AIM OF THE EXERCISE:
Starting at the line that contains "Reproduce this chart with matplotlib.", copy every line down to the line that contains "plt.rcParams['font.family'] = ['Noto", inclusive, exactly as it stands. Omit all other lines.

MATERIAL PROVIDED:
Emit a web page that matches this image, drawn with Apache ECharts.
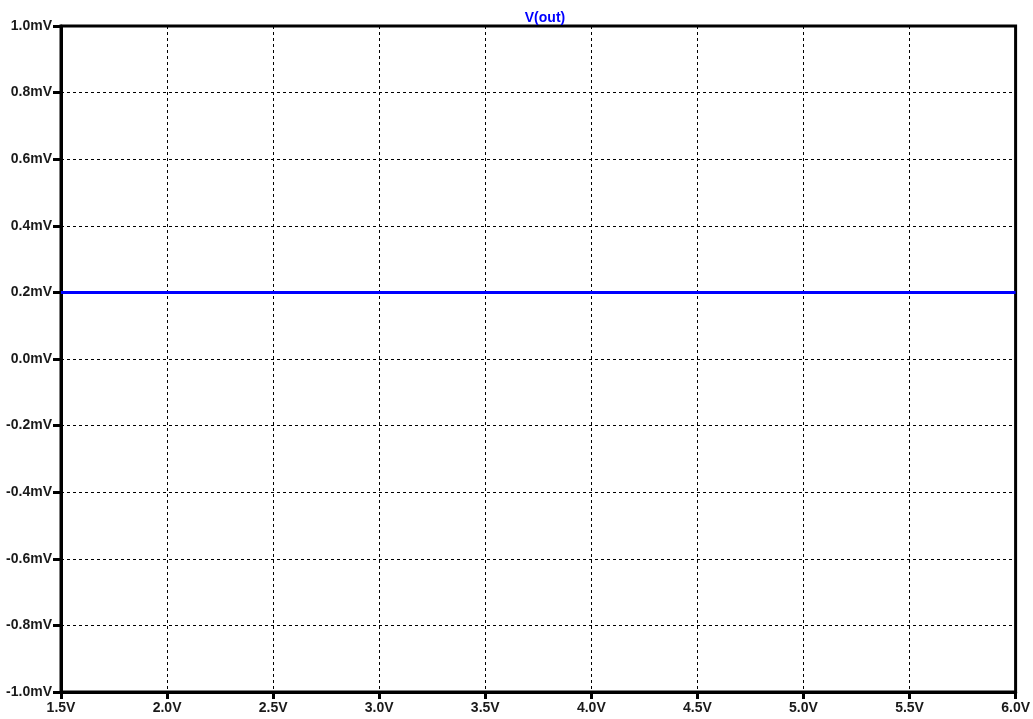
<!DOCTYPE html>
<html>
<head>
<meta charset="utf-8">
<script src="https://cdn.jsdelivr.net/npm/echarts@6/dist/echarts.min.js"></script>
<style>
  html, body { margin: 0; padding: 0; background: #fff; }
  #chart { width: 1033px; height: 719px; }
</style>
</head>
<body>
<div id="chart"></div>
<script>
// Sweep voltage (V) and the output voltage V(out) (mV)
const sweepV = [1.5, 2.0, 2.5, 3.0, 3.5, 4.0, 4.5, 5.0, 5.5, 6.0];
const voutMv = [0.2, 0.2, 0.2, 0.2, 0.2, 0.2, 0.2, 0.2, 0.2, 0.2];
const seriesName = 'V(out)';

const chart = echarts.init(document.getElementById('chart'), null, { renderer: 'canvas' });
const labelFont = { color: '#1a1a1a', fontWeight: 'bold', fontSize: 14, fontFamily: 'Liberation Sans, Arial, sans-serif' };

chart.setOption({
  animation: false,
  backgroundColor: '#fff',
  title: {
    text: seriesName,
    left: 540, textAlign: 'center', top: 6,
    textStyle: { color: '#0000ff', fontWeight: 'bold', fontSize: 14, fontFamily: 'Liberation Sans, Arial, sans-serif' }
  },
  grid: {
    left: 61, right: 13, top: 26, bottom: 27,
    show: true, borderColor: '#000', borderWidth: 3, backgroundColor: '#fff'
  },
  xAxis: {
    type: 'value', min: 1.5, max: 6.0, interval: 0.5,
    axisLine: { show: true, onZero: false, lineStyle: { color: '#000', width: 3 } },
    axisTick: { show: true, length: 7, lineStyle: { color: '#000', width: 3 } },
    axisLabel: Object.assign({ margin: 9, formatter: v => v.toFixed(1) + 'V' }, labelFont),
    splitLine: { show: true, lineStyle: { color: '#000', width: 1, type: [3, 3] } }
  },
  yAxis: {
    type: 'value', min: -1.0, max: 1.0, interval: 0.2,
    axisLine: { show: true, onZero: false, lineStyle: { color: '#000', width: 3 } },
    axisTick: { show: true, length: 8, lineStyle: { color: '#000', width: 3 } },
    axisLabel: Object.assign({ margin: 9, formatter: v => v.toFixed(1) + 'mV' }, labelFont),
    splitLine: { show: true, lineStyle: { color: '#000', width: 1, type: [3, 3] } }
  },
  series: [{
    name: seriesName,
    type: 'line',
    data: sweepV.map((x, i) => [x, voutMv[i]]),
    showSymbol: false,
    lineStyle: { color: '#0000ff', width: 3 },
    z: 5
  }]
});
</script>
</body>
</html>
* * *
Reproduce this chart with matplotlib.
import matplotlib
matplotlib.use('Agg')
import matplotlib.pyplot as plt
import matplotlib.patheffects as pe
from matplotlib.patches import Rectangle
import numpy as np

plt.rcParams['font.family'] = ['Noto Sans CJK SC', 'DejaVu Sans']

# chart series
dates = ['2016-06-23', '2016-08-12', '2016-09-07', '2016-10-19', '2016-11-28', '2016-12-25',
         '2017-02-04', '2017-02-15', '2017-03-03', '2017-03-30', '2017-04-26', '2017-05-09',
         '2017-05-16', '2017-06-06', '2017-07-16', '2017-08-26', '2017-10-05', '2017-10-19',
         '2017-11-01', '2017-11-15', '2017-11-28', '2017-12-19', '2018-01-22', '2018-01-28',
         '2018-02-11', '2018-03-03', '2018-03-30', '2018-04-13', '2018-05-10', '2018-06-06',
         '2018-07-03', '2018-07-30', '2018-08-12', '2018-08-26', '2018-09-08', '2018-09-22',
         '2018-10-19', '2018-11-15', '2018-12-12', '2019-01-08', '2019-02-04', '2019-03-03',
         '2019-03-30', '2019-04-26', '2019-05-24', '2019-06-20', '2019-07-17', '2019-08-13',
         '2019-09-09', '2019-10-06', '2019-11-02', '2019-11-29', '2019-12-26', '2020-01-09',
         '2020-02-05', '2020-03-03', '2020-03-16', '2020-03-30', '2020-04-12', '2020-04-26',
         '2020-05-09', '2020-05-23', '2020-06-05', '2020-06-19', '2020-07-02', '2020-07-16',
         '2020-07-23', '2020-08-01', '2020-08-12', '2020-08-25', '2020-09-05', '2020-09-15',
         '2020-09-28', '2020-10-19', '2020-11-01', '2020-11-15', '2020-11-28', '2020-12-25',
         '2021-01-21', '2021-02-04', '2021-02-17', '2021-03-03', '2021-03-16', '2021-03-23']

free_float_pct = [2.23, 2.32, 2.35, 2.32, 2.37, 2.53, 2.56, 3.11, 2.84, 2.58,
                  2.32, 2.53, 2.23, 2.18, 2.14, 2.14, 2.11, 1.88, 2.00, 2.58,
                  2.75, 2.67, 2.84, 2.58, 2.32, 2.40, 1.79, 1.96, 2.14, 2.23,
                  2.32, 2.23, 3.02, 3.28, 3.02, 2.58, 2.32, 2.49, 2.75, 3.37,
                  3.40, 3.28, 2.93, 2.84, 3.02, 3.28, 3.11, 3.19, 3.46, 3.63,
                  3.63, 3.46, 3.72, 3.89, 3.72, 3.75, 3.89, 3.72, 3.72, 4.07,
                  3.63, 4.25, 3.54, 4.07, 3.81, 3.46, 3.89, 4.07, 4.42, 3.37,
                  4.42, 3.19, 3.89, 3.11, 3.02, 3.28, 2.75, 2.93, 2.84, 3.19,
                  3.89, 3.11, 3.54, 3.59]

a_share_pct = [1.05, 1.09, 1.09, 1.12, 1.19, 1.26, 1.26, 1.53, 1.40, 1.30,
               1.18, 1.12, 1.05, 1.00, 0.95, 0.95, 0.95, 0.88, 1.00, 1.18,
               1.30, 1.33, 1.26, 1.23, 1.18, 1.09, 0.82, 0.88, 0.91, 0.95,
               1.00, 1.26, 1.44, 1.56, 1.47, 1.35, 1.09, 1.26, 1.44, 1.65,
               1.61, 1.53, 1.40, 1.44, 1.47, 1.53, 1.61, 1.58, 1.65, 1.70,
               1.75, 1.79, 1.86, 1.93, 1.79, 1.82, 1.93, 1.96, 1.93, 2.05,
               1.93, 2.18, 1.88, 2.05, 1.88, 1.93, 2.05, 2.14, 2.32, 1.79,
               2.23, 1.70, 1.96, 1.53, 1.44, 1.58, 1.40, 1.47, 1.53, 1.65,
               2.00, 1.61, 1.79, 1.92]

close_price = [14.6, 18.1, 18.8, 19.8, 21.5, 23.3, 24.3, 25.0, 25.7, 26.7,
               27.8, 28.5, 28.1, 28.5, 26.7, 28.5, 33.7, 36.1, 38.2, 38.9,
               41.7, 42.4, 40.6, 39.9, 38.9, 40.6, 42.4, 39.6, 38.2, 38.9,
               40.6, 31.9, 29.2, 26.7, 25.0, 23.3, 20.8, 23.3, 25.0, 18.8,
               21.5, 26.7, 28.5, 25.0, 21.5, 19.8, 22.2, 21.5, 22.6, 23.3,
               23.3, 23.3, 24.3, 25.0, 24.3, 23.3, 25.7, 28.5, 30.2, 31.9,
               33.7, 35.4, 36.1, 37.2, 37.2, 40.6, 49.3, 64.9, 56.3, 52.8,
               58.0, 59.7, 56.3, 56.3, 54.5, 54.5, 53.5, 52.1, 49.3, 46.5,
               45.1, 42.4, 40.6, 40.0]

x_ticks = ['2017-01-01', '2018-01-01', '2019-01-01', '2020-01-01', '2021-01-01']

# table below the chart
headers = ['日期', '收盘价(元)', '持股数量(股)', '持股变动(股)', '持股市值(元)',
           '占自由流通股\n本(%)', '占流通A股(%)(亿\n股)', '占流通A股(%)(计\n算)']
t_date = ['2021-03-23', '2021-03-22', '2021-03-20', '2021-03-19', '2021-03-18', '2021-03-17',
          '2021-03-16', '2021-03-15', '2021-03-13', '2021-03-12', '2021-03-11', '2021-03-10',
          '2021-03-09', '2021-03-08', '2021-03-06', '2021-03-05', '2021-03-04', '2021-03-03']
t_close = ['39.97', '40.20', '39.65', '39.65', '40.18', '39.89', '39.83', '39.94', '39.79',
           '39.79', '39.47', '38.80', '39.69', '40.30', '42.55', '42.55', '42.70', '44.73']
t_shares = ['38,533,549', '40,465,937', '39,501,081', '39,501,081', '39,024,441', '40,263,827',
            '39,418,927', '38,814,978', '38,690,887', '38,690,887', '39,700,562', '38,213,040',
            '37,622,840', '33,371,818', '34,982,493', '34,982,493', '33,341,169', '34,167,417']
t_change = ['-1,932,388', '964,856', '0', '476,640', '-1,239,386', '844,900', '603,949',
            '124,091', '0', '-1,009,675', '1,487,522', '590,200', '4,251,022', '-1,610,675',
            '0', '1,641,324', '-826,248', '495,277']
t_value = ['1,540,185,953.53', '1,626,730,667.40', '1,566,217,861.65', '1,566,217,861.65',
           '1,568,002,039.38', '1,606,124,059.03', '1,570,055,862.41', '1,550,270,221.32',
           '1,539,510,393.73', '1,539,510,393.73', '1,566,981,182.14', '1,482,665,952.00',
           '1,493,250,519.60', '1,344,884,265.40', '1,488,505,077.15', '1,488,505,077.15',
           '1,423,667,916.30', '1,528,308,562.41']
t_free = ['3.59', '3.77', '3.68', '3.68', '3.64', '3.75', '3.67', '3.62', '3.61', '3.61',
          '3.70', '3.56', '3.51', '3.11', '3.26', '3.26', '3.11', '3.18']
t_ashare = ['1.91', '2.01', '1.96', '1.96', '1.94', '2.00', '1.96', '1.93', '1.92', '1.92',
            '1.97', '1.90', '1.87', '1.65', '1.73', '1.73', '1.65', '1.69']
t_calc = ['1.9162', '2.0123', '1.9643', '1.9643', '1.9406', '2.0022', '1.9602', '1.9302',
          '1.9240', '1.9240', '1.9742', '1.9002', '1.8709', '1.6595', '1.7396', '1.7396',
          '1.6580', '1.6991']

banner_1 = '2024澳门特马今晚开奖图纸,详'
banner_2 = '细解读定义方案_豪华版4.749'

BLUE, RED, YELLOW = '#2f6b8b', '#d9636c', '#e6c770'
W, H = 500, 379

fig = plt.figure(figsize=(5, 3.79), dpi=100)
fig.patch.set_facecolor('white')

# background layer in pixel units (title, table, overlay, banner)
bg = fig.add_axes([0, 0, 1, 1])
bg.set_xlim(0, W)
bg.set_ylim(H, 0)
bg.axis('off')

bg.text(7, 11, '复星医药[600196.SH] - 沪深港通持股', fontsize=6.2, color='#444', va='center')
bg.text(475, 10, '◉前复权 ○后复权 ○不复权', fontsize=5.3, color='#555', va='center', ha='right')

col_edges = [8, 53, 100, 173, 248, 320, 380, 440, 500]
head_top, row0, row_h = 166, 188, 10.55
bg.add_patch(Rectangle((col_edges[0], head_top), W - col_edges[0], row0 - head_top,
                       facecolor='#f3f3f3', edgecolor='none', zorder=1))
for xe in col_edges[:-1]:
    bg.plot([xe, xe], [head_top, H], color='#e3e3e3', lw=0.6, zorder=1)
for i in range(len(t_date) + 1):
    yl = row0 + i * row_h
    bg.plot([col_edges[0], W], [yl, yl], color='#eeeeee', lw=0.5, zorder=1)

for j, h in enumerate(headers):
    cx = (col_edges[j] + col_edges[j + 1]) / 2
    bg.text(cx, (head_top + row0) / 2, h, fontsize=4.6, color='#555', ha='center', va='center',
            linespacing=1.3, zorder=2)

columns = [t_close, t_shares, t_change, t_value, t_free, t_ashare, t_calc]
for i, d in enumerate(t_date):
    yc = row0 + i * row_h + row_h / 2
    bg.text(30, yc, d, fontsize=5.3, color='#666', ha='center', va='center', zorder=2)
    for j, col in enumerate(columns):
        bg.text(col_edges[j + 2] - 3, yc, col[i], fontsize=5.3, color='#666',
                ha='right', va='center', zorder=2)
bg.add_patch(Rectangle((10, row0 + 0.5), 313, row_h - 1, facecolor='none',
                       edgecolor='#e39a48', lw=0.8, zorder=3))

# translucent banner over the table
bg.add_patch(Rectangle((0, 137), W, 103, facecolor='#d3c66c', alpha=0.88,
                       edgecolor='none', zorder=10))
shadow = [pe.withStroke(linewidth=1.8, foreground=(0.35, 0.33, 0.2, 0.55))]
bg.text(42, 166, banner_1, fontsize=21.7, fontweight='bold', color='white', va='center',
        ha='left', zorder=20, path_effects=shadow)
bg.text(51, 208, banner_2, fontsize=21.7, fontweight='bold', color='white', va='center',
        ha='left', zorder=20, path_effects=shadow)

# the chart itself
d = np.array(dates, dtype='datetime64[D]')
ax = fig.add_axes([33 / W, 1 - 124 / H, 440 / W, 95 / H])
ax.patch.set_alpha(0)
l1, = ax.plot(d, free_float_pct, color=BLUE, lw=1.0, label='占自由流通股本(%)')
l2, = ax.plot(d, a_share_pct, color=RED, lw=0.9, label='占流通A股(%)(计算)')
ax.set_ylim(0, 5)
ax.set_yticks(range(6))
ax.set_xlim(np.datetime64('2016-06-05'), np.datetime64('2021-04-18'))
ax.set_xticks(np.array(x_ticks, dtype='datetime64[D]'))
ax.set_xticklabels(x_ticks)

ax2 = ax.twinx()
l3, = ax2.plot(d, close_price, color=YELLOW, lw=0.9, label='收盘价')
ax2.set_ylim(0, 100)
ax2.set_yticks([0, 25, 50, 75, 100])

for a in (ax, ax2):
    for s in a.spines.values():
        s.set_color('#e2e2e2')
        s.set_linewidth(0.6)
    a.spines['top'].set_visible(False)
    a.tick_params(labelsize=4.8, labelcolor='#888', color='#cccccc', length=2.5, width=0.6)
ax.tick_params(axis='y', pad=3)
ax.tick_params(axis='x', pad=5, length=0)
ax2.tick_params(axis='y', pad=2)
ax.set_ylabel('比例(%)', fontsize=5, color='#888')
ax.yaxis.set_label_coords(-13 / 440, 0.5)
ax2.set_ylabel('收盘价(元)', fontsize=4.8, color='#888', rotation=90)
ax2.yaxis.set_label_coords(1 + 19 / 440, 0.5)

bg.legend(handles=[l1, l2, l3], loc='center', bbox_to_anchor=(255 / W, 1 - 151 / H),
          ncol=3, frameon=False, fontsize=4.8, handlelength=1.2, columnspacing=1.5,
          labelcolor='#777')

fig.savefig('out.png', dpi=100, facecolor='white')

ANSWER TO THIS PROBLEM:
Reproduce this chart with matplotlib.
import matplotlib
matplotlib.use('Agg')
import matplotlib.pyplot as plt
import matplotlib.patheffects as pe
from matplotlib.patches import Rectangle
import numpy as np

plt.rcParams['font.family'] = ['Noto Sans CJK SC', 'DejaVu Sans']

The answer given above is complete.